WHAT IS NEEDED » Copy out every line exactly, passing over the pictures.

DATASET EXCERPT »
***

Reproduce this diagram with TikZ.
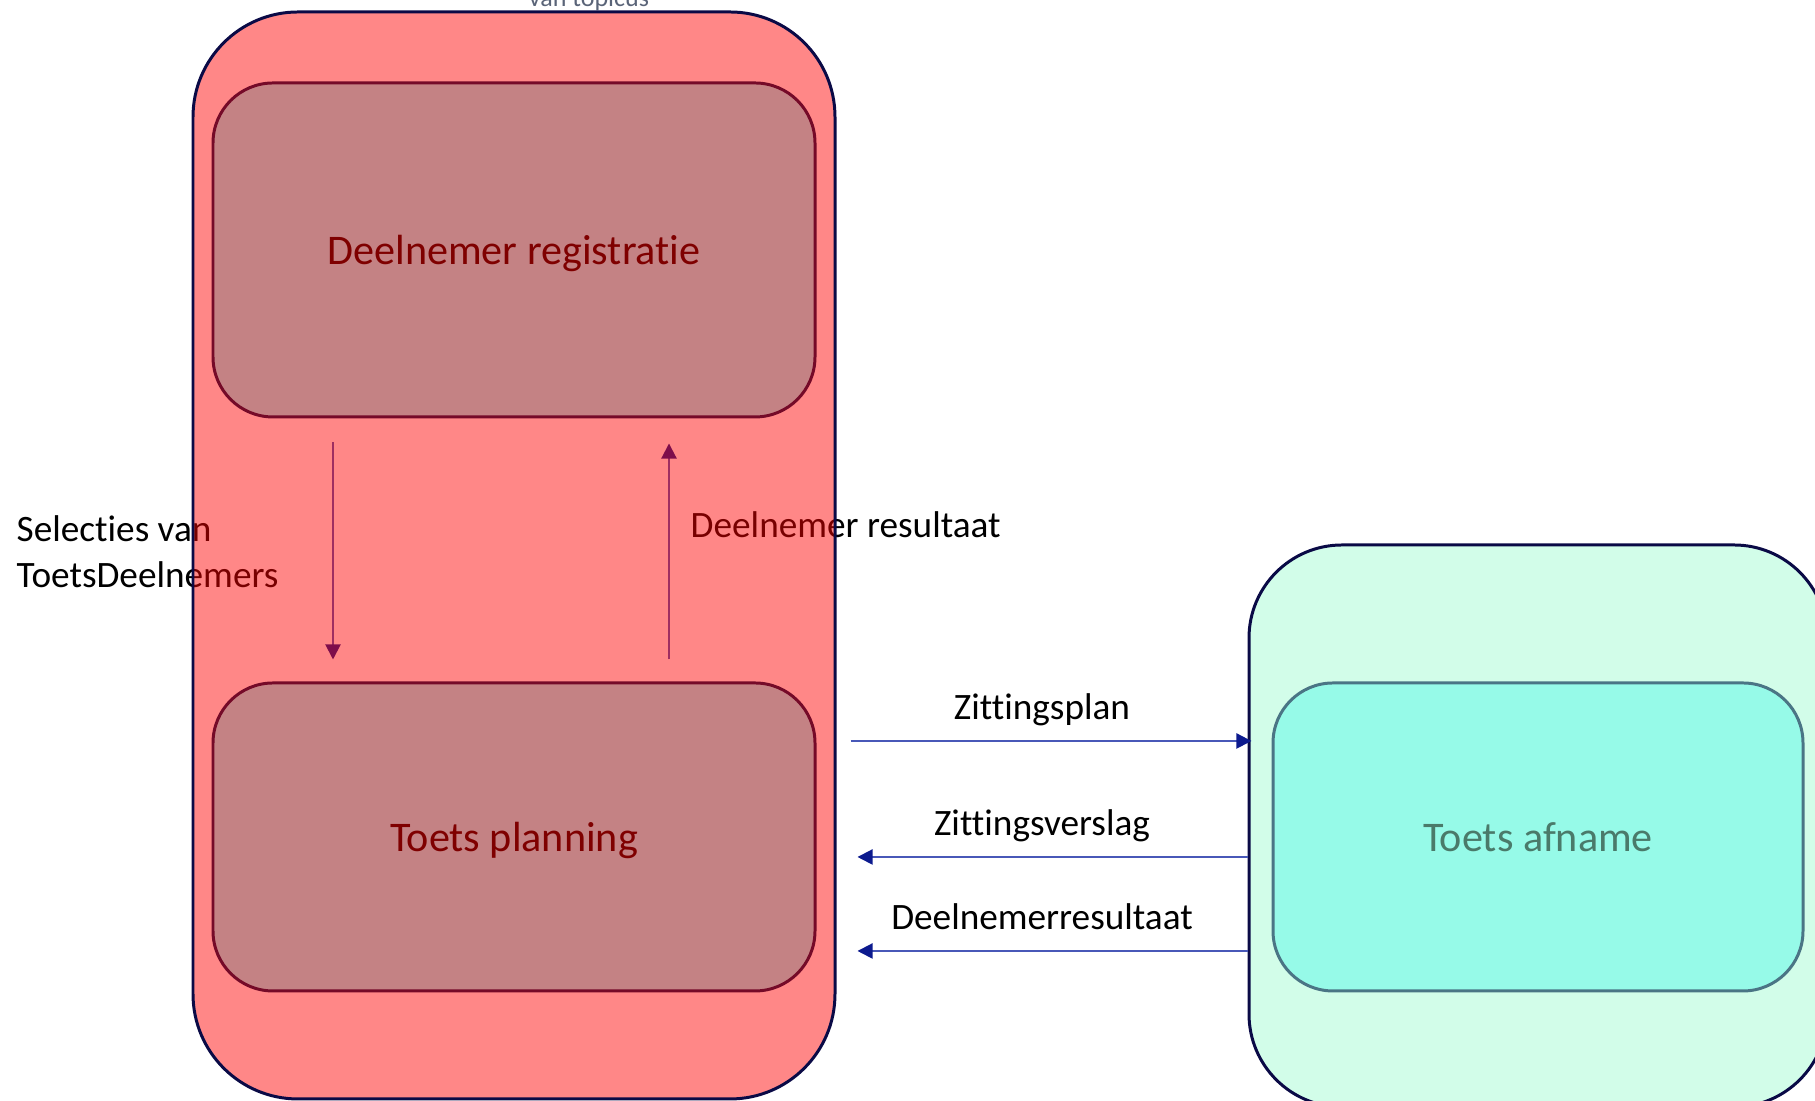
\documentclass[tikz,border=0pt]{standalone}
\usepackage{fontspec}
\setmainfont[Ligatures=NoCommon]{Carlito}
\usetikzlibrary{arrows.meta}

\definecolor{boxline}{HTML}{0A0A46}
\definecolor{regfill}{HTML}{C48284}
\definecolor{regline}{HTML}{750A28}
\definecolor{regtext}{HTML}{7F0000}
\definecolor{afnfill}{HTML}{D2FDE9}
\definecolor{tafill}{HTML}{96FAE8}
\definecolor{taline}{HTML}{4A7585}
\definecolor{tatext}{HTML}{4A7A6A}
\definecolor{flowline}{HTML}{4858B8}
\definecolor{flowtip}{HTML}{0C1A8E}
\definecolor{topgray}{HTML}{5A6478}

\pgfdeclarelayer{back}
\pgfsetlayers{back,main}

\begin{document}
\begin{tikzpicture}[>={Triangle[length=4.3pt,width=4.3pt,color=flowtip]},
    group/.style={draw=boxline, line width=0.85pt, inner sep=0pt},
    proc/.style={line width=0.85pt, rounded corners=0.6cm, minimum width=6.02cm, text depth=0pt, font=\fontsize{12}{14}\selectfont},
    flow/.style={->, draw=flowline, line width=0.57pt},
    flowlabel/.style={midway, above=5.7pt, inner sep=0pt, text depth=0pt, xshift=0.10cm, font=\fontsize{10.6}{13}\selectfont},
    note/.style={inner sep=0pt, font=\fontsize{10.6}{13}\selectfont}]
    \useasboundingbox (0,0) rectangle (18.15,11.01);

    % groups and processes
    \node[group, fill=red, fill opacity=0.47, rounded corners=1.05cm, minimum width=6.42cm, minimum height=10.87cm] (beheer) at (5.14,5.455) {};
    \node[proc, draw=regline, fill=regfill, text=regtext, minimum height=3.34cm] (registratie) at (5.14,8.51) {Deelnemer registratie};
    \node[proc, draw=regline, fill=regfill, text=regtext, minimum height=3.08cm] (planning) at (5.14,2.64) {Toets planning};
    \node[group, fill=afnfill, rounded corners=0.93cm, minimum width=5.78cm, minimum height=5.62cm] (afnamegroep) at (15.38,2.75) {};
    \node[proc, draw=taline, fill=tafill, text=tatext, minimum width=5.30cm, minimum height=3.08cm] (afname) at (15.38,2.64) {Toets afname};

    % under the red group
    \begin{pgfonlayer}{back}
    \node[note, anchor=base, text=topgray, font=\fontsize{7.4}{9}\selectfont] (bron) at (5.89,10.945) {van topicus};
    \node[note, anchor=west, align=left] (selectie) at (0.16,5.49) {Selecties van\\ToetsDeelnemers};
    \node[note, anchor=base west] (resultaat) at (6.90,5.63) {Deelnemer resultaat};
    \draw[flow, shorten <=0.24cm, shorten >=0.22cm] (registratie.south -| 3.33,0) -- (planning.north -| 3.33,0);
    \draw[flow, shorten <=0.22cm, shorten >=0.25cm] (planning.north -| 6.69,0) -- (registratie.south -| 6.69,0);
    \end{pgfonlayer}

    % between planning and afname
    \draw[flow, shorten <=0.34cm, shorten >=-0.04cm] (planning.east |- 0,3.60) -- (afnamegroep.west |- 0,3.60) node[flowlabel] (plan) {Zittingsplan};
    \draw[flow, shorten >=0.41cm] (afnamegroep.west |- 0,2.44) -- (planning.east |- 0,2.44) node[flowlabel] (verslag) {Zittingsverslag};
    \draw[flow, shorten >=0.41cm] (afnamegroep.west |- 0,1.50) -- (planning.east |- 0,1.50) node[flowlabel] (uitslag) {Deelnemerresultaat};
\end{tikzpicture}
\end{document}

***

PROBLEM SOLUTION »
Reproduce this diagram with TikZ.
\documentclass[tikz,border=0pt]{standalone}
\usepackage{fontspec}
\setmainfont[Ligatures=NoCommon]{Carlito}
\usetikzlibrary{arrows.meta}

\definecolor{boxline}{HTML}{0A0A46}
\definecolor{regfill}{HTML}{C48284}
\definecolor{regline}{HTML}{750A28}
\definecolor{regtext}{HTML}{7F0000}
\definecolor{afnfill}{HTML}{D2FDE9}
\definecolor{tafill}{HTML}{96FAE8}
\definecolor{taline}{HTML}{4A7585}
\definecolor{tatext}{HTML}{4A7A6A}
\definecolor{flowline}{HTML}{4858B8}
\definecolor{flowtip}{HTML}{0C1A8E}
\definecolor{topgray}{HTML}{5A6478}

\pgfdeclarelayer{back}
\pgfsetlayers{back,main}

\begin{document}
\begin{tikzpicture}[>={Triangle[length=4.3pt,width=4.3pt,color=flowtip]},
    group/.style={draw=boxline, line width=0.85pt, inner sep=0pt},
    proc/.style={line width=0.85pt, rounded corners=0.6cm, minimum width=6.02cm, text depth=0pt, font=\fontsize{12}{14}\selectfont},
    flow/.style={->, draw=flowline, line width=0.57pt},
    flowlabel/.style={midway, above=5.7pt, inner sep=0pt, text depth=0pt, xshift=0.10cm, font=\fontsize{10.6}{13}\selectfont},
    note/.style={inner sep=0pt, font=\fontsize{10.6}{13}\selectfont}]
    \useasboundingbox (0,0) rectangle (18.15,11.01);

    % groups and processes
    \node[group, fill=red, fill opacity=0.47, rounded corners=1.05cm, minimum width=6.42cm, minimum height=10.87cm] (beheer) at (5.14,5.455) {};
    \node[proc, draw=regline, fill=regfill, text=regtext, minimum height=3.34cm] (registratie) at (5.14,8.51) {Deelnemer registratie};
    \node[proc, draw=regline, fill=regfill, text=regtext, minimum height=3.08cm] (planning) at (5.14,2.64) {Toets planning};
    \node[group, fill=afnfill, rounded corners=0.93cm, minimum width=5.78cm, minimum height=5.62cm] (afnamegroep) at (15.38,2.75) {};
    \node[proc, draw=taline, fill=tafill, text=tatext, minimum width=5.30cm, minimum height=3.08cm] (afname) at (15.38,2.64) {Toets afname};

    % under the red group
    \begin{pgfonlayer}{back}
    \node[note, anchor=base, text=topgray, font=\fontsize{7.4}{9}\selectfont] (bron) at (5.89,10.945) {van topicus};
    \node[note, anchor=west, align=left] (selectie) at (0.16,5.49) {Selecties van\\ToetsDeelnemers};
    \node[note, anchor=base west] (resultaat) at (6.90,5.63) {Deelnemer resultaat};
    \draw[flow, shorten <=0.24cm, shorten >=0.22cm] (registratie.south -| 3.33,0) -- (planning.north -| 3.33,0);
    \draw[flow, shorten <=0.22cm, shorten >=0.25cm] (planning.north -| 6.69,0) -- (registratie.south -| 6.69,0);
    \end{pgfonlayer}

    % between planning and afname
    \draw[flow, shorten <=0.34cm, shorten >=-0.04cm] (planning.east |- 0,3.60) -- (afnamegroep.west |- 0,3.60) node[flowlabel] (plan) {Zittingsplan};
    \draw[flow, shorten >=0.41cm] (afnamegroep.west |- 0,2.44) -- (planning.east |- 0,2.44) node[flowlabel] (verslag) {Zittingsverslag};
    \draw[flow, shorten >=0.41cm] (afnamegroep.west |- 0,1.50) -- (planning.east |- 0,1.50) node[flowlabel] (uitslag) {Deelnemerresultaat};
\end{tikzpicture}
\end{document}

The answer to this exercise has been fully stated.